Agnes received the Nosside International Poetry Prize (Special Mention) in 2008.
Does poetry come from the rain?
Agnes Lam (林舜玲) presents a classical feminine poet impression when I first met her in Kubrick. This primitive impression is confirmed when I read her books of poetry. I hear a tender and sensitive voice.
Although Agnes was born and raised in Hong Kong, she found herself to be better expressed in English than in Chinese. She started writing English poems at an early age of 13. Why did she write poems? In her book “Women to Women”, she once said “To me, poetry is part of everyday life.” which is so similar to the Kubrick Poetry objective in our website. We also see poetry not only as literary but as a way of living. “Today I arrive earlier and I was sitting looking at the rain outside. Does poetry come from the rain or the people moving in the bookstore? Maybe. I see poetry everywhere in everything. In a sense that it comes from nothing.”

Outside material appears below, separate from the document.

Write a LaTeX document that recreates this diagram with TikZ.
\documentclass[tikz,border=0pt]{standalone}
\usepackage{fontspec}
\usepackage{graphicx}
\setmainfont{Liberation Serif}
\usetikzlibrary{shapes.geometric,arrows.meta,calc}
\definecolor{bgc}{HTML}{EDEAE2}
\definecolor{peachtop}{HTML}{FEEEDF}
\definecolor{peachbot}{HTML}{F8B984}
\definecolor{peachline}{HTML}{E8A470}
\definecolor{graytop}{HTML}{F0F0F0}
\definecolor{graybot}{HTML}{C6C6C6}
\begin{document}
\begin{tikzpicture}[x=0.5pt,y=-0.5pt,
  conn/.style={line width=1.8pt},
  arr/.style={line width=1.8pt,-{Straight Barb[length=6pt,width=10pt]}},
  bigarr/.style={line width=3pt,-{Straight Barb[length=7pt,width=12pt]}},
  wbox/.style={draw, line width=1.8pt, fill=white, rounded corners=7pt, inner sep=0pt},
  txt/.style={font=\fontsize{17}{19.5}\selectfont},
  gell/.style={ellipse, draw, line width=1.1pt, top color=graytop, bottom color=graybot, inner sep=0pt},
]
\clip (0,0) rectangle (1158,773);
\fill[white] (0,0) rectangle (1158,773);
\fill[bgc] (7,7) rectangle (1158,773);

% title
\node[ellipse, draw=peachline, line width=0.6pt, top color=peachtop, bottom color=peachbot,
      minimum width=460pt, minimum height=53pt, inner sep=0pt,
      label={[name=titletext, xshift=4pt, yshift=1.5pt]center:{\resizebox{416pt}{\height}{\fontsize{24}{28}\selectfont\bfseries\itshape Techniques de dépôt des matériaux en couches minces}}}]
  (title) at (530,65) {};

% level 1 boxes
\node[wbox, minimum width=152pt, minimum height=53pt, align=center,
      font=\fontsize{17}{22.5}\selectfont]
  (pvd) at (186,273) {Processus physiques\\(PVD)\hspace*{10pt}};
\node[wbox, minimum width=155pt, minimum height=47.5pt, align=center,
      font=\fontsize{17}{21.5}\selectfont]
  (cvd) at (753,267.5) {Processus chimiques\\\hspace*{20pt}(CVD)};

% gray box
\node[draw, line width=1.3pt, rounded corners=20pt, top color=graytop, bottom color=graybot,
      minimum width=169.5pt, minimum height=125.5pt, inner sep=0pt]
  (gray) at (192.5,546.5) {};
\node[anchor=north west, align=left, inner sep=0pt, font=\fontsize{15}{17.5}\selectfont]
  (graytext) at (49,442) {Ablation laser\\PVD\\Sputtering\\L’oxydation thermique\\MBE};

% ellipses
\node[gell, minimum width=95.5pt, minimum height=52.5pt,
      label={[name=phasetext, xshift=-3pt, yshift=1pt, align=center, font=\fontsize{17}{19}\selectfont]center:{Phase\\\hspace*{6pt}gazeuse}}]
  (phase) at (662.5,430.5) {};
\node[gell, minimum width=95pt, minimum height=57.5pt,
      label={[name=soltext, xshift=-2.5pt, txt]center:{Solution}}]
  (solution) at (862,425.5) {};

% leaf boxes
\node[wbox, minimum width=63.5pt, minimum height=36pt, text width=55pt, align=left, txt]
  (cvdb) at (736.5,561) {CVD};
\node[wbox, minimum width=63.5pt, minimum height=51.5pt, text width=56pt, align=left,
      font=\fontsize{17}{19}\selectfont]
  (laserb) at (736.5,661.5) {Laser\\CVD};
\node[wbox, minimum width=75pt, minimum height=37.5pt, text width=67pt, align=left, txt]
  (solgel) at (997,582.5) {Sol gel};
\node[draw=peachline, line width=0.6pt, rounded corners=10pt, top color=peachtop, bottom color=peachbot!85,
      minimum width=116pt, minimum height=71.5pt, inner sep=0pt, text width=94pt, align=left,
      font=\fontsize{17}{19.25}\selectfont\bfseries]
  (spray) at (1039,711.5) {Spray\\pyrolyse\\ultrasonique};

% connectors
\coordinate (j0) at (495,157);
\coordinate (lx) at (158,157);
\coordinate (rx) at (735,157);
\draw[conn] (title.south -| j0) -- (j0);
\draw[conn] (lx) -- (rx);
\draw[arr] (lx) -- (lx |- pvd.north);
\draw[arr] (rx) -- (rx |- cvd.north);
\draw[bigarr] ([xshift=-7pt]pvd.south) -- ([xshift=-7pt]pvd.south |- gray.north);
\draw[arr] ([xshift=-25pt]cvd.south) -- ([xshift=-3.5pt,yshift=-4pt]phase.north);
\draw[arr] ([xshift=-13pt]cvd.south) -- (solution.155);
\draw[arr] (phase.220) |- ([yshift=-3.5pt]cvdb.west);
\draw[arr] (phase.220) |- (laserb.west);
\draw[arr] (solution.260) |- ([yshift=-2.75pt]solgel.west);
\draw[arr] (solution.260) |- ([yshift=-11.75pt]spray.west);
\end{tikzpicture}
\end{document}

“Women to Women” is her first poetry book published in 1997 and “Water wood pure splendour” is her second poetry book in 2001. Owing to the name of her first poetry book, she is recognized as a feminine poet but she never has the consciouses to write ONLY from woman’s point of view. It is Agnes’s point of view and feelings.

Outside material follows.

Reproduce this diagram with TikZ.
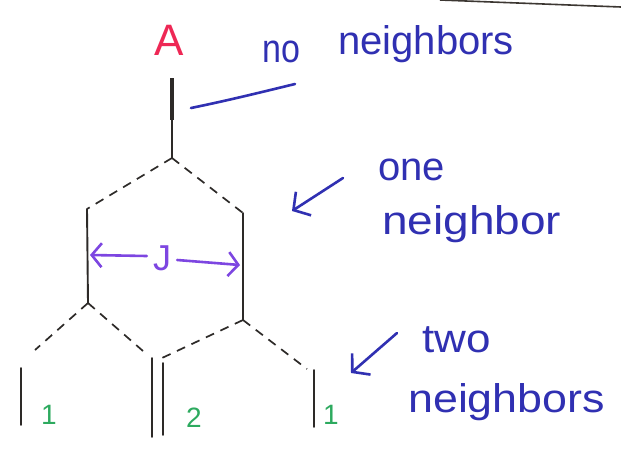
\documentclass[tikz,border=0pt]{standalone}
\usepackage{fontspec}
\setmainfont{Liberation Sans}
\usetikzlibrary{arrows.meta}
\definecolor{ink}{RGB}{48,48,178}
\definecolor{pen}{RGB}{45,42,40}
\definecolor{jink}{RGB}{125,70,225}
\definecolor{redink}{RGB}{238,40,85}
\definecolor{greenink}{RGB}{45,170,95}
\definecolor{edgeink}{RGB}{60,55,50}
\begin{document}
\begin{tikzpicture}[x=1pt,y=-1pt,
  bondline/.style={draw=pen, line width=1.9pt, line cap=round},
  dashbond/.style={draw=pen, line width=1.7pt, dash pattern=on 9pt off 7pt},
  note/.style={text=ink, font=\fontsize{40}{42}\selectfont, inner sep=0pt, anchor=base west},
  count/.style={text=greenink, font=\fontsize{28}{30}\selectfont, inner sep=0pt},
  pointer/.style={draw=ink, line width=2.6pt, line cap=round, -{Straight Barb[length=12pt,width=28pt,line width=2.6pt]}},
  jarrow/.style={draw=jink, line width=2.6pt, line cap=round, -{Straight Barb[length=10pt,width=24pt,line width=2.6pt]}},
  ]
\useasboundingbox (0,0) rectangle (621,450);
\fill[white] (0,0) rectangle (621,450);

% paper edge
\coordinate (e1) at (440,0);
\coordinate (e2) at (621,7);
\draw[edgeink, line width=1.6pt] (e1) -- (e2);

% label of the atom
\node[text=redink, font=\fontsize{44}{46}\selectfont, inner sep=0pt] (A) at (169,40) {A};

% vertices
\coordinate (top) at (172,78);
\coordinate (mid) at (172,120);
\coordinate (v0) at (172,158);
\coordinate (v1) at (87,209);
\coordinate (v2) at (243,213);
\coordinate (v1b) at (88,303);
\coordinate (v2b) at (243,320);
\coordinate (l1) at (35,350);
\coordinate (l2) at (143,351);
\coordinate (l3) at (162,358);
\coordinate (l4) at (307,369);
\coordinate (a1) at (21,368);
\coordinate (a2) at (21,425);
\coordinate (b1) at (152,358);
\coordinate (b2) at (152,437);
\coordinate (c1) at (163,363);
\coordinate (c2) at (163,435);
\coordinate (d1) at (314,370);
\coordinate (d2) at (314,427);

% top bond
\draw[draw=pen, line width=3.6pt, line cap=butt] (top) -- (mid);
\draw[bondline, line width=2.2pt] (mid) -- (v0);

% dashed bonds
\draw[dashbond] (v0) -- (v1);
\draw[dashbond] (v0) -- (v2);
\draw[dashbond] (v1b) -- (l1);
\draw[dashbond] (v1b) -- (l2);
\draw[dashbond] (v2b) -- (l3);
\draw[dashbond] (v2b) -- (l4);

% solid bonds
\draw[bondline] (v1) -- (v1b);
\draw[bondline] (v2) -- (v2b);
\draw[bondline] (a1) -- (a2);
\draw[bondline] (b1) -- (b2);
\draw[bondline] (c1) -- (c2);
\draw[bondline] (d1) -- (d2);

% J coupling
\node[text=jink, font=\fontsize{36}{38}\selectfont, inner sep=0pt] (J) at (162,258) {J};
\coordinate (jl) at (90,255);
\coordinate (jr) at (240,265);
\draw[jarrow] (J.west) ++(-6,-2) coordinate (jls) -- (jl);
\draw[jarrow] (J.east) ++(6,2) coordinate (jrs) -- (jr);

% counts
\node[count] (n1) at (49,415) {1};
\node[count] (n2) at (194,418) {2};
\node[count] (n3) at (331,415) {1};

% annotations
\node[note, xscale=0.85, transform shape] (no) at (262,62) {no};
\node[note] (nb0) at (338,54) {neighbors};
\coordinate (p0s) at (191,108);
\coordinate (p0e) at (295,84);
\draw[draw=ink, line width=2.6pt, line cap=round] (p0s) .. controls (230,100) and (262,92) .. (p0e);

\node[note] (one) at (378,180) {one};
\node[note, xscale=1.15, transform shape] (nb1) at (382,234) {neighbor};
\coordinate (p1s) at (343,178);
\coordinate (p1e) at (292,211);
\draw[pointer] (p1s) -- (p1e);

\node[note, xscale=1.1, transform shape] (two) at (422,352) {two};
\node[note, xscale=1.12, transform shape] (nb2) at (408,412) {neighbors};
\coordinate (p2s) at (397,333);
\coordinate (p2e) at (351,373);
\draw[pointer] (p2s) -- (p2e);
\end{tikzpicture}
\end{document}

Agnes has been teaching in the university for many years. Ever since graduation from the university of Pittsburgh in 1984, she taught at the National University of Singapore until 1990, thereafter, the University of Hong Kong as associate professor. She teaches students as well as teachers how to teach. What is the difference between teaching students and teachers? “It’s easier to teach teachers because they know what and why they are here to learn.”
The poem “Vanilla in the Stars” earns Agnes the Nosside International Poetry Prize special mention in 2008. “This poem can describe the myth of human relationship, the relationship of Polly and me or Mr Leung Ping Kwan and me. This is only the third time I met Polly, first in Kubrick and second in Outloud. For Mr Leung Ping Kwan, he is my most favourite Chinese poet. We both teach in HKU but we never met each other in the campus though we are just a few blocks away. Then we came to know each other in a conference in Toronto in 1992 and remained good friends though we seldom had the chance to meet.”
After the poetry event, I received a few poems inspired by Agnes’ reading and the rain. The light of the stars has reached the heart of the audience. Poetry, sometimes, does come from the rain.